Je peux être moi-même, très certainement encore adolescente pendant quelque temps, pour devenir la femme entière, la mère attentionnée et l'épouse dévouée.

Que ça fait du bien d'écrire tout ça !! J'ai mon ventre moins dur et je sens mes épaules se relâcher. Je n'ai compris ton existence qu’après avoir entrepris une psychothérapie. Avant, j'avais toujours le sentiment d'être face à un miroir, comme si je voyais un double de moi. J'aimais écrire de la main gauche, alors que je suis droitière. Quand je vois quelqu'un qui est gaucher, j'ai toujours l'impression qu'il dit bonjour de la mauvaise main, comme s'il était à l’envers. C'est drôle en fait. Quand j'ai découvert ton existence et ressenti ta mort et ton absence, j'ai compris pourquoi j'aimais faire les choses soit de la main droite, soit de la main gauche. C'était comme une nécessité ! Le fait était que tu étais un secret, un non-dit, alors que tu hurlais en moi, que tu existais en moi. Je ne sais même pas si nos parents étaient au courant de ton existence.
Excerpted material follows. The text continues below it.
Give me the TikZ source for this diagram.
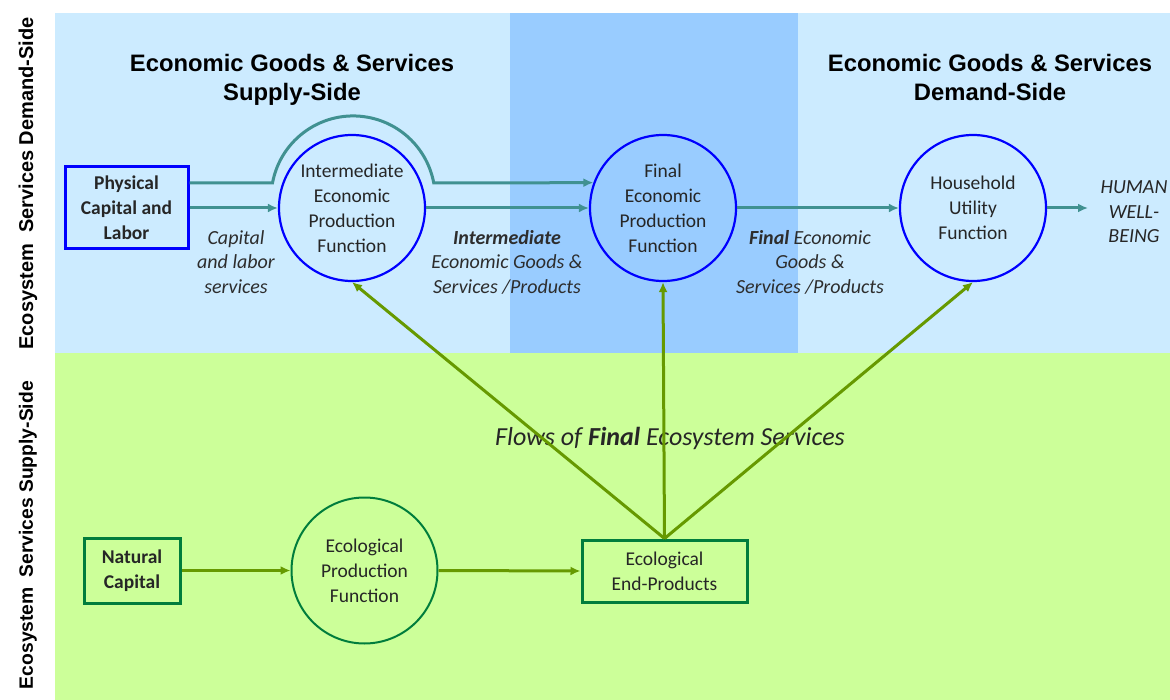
\documentclass[tikz,border=0pt]{standalone}
\usepackage{fontspec}
\setmainfont{Carlito}
\newfontfamily\arialf{Liberation Sans}
\usetikzlibrary{arrows.meta}
\definecolor{lblue}{RGB}{204,235,255}
\definecolor{mblue}{RGB}{153,204,255}
\definecolor{lgreen}{RGB}{204,255,153}
\definecolor{tealc}{RGB}{64,145,145}
\definecolor{olivec}{RGB}{102,153,0}
\definecolor{dgreen}{RGB}{0,125,60}
\definecolor{txt}{RGB}{38,38,38}
\definecolor{ltxt}{RGB}{45,45,45}
\begin{document}
\begin{tikzpicture}[x=1pt,y=-1pt,
  ecocirc/.style={circle,draw=blue,line width=2.2pt,minimum size=146pt,inner sep=0pt,align=center,text=txt,font=\fontsize{19.5}{25}\selectfont},
  grcirc/.style={circle,draw=dgreen,line width=2pt,minimum size=146pt,inner sep=0pt,align=center,text=txt,font=\fontsize{19.5}{25}\selectfont},
  bluebox/.style={draw=blue,line width=3pt,align=center,text=txt,font=\fontsize{19.5}{25}\selectfont\bfseries,inner sep=0pt},
  greenbox/.style={draw=dgreen,line width=3pt,align=center,text=txt,font=\fontsize{19.5}{25}\selectfont,inner sep=0pt},
  header/.style={align=center,font=\arialf\bfseries\fontsize{23.8}{29}\selectfont},
  sidelabel/.style={rotate=90,font=\arialf\bfseries\fontsize{20}{24}\selectfont,inner sep=0pt},
  lbl/.style={align=center,text=ltxt,font=\itshape\fontsize{20}{24.5}\selectfont},
  tflow/.style={draw=tealc,line width=3pt,-{Latex[length=10pt,width=9pt]}},
  oflow/.style={draw=olivec,line width=3pt,-{Latex[length=10pt,width=9pt]}}
]
\useasboundingbox (0,0) rectangle (1170,700);
% backgrounds
\fill[lblue] (55,13) rectangle (1170,353);
\fill[mblue] (510,13) rectangle (798,353);
\fill[lgreen] (55,353) rectangle (1170,700);
% side labels
\node[sidelabel,anchor=east] (sl1) at (28,17) {Ecosystem\hspace{0.55em}Services Demand-Side};
\node[sidelabel,anchor=east,font=\arialf\bfseries\fontsize{19.3}{24}\selectfont] (sl2) at (28,381) {Ecosystem\hspace{0.5em}Services Supply-Side};
% headers
\node[header] (h1) at (292,80) {Economic Goods \& Services\\Supply-Side};
\node[header] (h2) at (990,80) {Economic Goods \& Services\\Demand-Side\vphantom{y}};
% nodes
\node[bluebox,minimum width=123pt,minimum height=82pt] (pcl) at (126.5,208) {Physical\\Capital and\\Labor};
\node[ecocirc] (int) at (352,208) {Intermediate\\Economic\\Production\\Function};
\node[ecocirc] (fin) at (663,208) {Final\\Economic\\Production\\Function};
\node[ecocirc] (hh) at (973,208) {Household\\Utility\\Function};
\node[lbl,text=txt] (hw) at (1134,212) {HUMAN\\WELL-\\BEING};
\coordinate (hwin) at (1088,208);
\node[greenbox,minimum width=96pt,minimum height=65pt,font=\fontsize{19.5}{25}\selectfont\bfseries] (nc) at (132,570.5) {Natural\\Capital};
\node[grcirc] (epf) at (364.5,570.5) {Ecological\\Production\\Function};
\node[greenbox,minimum width=165pt,minimum height=62pt] (eep) at (664.5,571) {Ecological\\End-Products};
% labels
\node[lbl] (l1) at (236,262) {Capital\\and labor\\services};
\node[lbl] (l2) at (507,262) {\textbf{Intermediate}\\Economic Goods \&\\Services /Products};
\node[lbl] (l3) at (810,262) {\textbf{Final} Economic\\Goods \&\\Services /Products};
\node[lbl,text=txt,font=\itshape\fontsize{26}{30}\selectfont] (l4) at (670,438) {Flows of \textbf{Final} Ecosystem Services};
% teal flows
\draw[tflow] ([yshift=25pt]pcl.east) -- ++(83,0) arc[start angle=190.5,end angle=349.5,radius=82] -- (fin.160);
\draw[tflow] (pcl.east) -- (int.west);
\draw[tflow] (int.east) -- (fin.west);
\draw[tflow] (fin.east) -- (hh.west);
\draw[tflow] (hh.east) -- (hwin);
% olive flows
\draw[oflow] (nc.east) -- (epf.west);
\draw[oflow] (epf.east) -- (eep.west);
\draw[oflow] (eep.north) -- (int.south);
\draw[oflow] (eep.north) -- (fin.south);
\draw[oflow] (eep.north) -- (hh.south);
\end{tikzpicture}
\end{document}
À l'époque, une perte de sang n'était pas reconnue comme la perte d'un jumeau surtout au début d'une grossesse. Mais moi, je sais que tu étais là, mon corps, ma mémoire profonde le sait. J'ai appris au fil des années que ma mère ne voulait pas de fille. Son passé d'enfant agressée par son père et son frère faisait qu'elle refusait d'engendrer une fille susceptible de vivre le même enfer. Mon père ne lui a pas laissé le choix : une fille ou il partait. C'était encore pour elle vivre l'enfer. Ma grand-mère a rappelé à ma mère qu'elle était là uniquement pour que son père ne parte pas à la guerre. Et elle, pour que son mari ne la quitte pas. Quelle horreur ! Le psy nous a expliqué que la femme a la capacité de décider du sexe de l'enfant. Mais son corps pouvait-il accepter deux filles ? Je ne pense pas. L'une de nous deux était condamnée dès le début. J'en suis sûr et encore plus convaincue en l'écrivant ce soir.